As Tanton goes on to explain in his presentations, the same model can be used for polynomial long division. So, for example, when I search for polynomial long division, the first example I get is \[\mathtt{2x^3 + 7x^2 + 2x + 9 \div 2x + 3}\] And one way to model that division is shown at the right. This time, from right to left, our columns represent 1s, \(\mathtt{x}\)s, \(\mathtt{x^2}\)s, \(\mathtt{x^3}\)s, and \(\mathtt{x^4}\)s. Interpreting the quotient, we see that it is \(\mathtt{x^2 + 2x – 2}\) with 15 left over. (You have to be careful with the 1 ← 10 machine above, though, when representing polynomial long division. Explosions and unexplosions are too difficult to represent on the model, since we don't know what x is (we just know, for example, that there are \(\mathtt{x}\) \(\mathtt{x}\)'s in \(\mathtt{x^2}\)). But the machine will let you do it anyway, because it's not built for algebraic polynomial long division.

What Curriculum Innovation Looks Like

When I hear the word "innovation" in education, something like the thinking that went into creating Exploding Dots is what I secretly wish everyone meant by the word all the time. The best part of that thinking in this case, for me, is how division is represented. It's fairly straightforward to see how the circling works when we're creating groups of 11. But why should I be able to circle 2 \(\mathtt{x^3}\) dots along with 3 \(\mathtt{x^2}\) dots to represent dividing by \(\mathtt{2x + 3}\)? The full answer to that question involves some factoring, but it connects the model with division all the way from elementary to high school. That's pretty powerful. \[\mathtt{10(10 + 1) = 100 + 10\,\,}\] \[\mathtt{x^2(2x + 3) = 2x^3 + 3x^2}\]

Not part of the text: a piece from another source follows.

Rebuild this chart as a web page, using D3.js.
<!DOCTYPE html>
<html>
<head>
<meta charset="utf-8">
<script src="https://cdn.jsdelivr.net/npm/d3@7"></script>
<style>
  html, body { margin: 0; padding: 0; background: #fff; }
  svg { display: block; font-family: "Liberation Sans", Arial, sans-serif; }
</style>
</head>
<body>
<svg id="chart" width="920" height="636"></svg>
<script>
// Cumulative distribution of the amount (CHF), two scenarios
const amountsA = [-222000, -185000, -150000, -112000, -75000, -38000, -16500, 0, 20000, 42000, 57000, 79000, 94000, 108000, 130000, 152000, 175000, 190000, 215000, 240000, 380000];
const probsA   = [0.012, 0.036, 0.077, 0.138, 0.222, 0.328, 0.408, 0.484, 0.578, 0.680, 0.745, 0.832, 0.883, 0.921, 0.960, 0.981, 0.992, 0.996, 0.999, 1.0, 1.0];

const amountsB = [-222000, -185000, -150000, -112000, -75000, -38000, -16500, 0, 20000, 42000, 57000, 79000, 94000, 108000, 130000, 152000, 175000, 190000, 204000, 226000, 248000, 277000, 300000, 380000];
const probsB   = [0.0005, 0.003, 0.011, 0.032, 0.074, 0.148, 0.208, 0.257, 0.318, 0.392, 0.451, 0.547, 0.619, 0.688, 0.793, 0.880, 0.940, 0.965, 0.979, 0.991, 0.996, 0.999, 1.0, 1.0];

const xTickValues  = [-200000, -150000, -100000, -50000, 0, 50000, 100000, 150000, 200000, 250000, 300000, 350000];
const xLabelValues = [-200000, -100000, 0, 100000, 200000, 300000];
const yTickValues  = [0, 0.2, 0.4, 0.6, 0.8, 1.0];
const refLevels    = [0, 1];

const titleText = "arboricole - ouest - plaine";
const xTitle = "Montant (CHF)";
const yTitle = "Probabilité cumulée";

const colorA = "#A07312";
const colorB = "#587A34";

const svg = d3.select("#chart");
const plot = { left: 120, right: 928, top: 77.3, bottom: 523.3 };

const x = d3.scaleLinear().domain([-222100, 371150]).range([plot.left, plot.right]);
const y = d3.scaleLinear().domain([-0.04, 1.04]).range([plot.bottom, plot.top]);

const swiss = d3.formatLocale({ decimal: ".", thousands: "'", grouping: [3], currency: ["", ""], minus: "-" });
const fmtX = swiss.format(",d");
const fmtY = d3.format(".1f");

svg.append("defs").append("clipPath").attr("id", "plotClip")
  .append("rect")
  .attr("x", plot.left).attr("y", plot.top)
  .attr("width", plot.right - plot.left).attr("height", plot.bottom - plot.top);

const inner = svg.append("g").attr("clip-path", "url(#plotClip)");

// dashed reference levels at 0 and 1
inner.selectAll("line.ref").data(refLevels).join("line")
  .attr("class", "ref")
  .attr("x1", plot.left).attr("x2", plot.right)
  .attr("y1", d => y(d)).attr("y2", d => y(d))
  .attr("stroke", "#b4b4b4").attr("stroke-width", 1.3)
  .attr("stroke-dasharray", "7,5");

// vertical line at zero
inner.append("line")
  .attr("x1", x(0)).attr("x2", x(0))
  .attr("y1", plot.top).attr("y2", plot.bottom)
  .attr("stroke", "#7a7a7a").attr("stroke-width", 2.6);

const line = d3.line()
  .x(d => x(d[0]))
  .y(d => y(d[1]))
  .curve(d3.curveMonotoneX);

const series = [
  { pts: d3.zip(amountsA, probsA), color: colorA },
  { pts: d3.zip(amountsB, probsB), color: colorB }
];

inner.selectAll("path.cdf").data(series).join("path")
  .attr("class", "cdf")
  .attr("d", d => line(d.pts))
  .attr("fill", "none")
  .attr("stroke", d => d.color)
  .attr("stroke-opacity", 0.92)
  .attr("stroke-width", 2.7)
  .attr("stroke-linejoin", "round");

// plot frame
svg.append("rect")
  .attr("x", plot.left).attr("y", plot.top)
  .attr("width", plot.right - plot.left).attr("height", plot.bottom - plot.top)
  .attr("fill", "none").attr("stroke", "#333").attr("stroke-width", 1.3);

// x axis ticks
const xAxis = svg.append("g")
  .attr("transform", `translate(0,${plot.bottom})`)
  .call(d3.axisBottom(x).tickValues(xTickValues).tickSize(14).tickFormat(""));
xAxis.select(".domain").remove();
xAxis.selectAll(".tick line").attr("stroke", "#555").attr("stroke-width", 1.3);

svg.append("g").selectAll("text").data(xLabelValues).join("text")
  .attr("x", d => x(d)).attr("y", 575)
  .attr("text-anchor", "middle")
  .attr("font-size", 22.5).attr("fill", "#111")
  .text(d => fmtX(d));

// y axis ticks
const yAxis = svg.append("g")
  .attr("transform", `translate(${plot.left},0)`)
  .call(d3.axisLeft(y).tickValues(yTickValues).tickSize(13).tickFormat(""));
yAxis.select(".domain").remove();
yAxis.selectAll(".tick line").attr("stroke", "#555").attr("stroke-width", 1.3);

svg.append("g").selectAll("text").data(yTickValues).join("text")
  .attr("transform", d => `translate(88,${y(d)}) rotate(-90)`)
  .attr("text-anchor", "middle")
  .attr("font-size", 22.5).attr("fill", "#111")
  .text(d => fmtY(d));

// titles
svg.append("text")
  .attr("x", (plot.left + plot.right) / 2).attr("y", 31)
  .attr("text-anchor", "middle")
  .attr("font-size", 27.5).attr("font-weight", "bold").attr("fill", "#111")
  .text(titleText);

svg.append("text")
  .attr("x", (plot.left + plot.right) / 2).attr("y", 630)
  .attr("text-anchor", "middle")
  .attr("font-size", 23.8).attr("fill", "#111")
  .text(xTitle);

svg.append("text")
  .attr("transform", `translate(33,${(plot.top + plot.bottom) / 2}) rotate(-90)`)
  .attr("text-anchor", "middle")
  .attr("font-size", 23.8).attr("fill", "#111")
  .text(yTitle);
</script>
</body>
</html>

I see smaller versions of this kind of innovation occasionally in math ed, and my current opinion is that it's these kinds of small improvements that, over time, create real improvements in student learning: better explanations that allow more students to access and then follow through with the content, allow students to retain the information for longer, or allow students to make deeper connections to later material.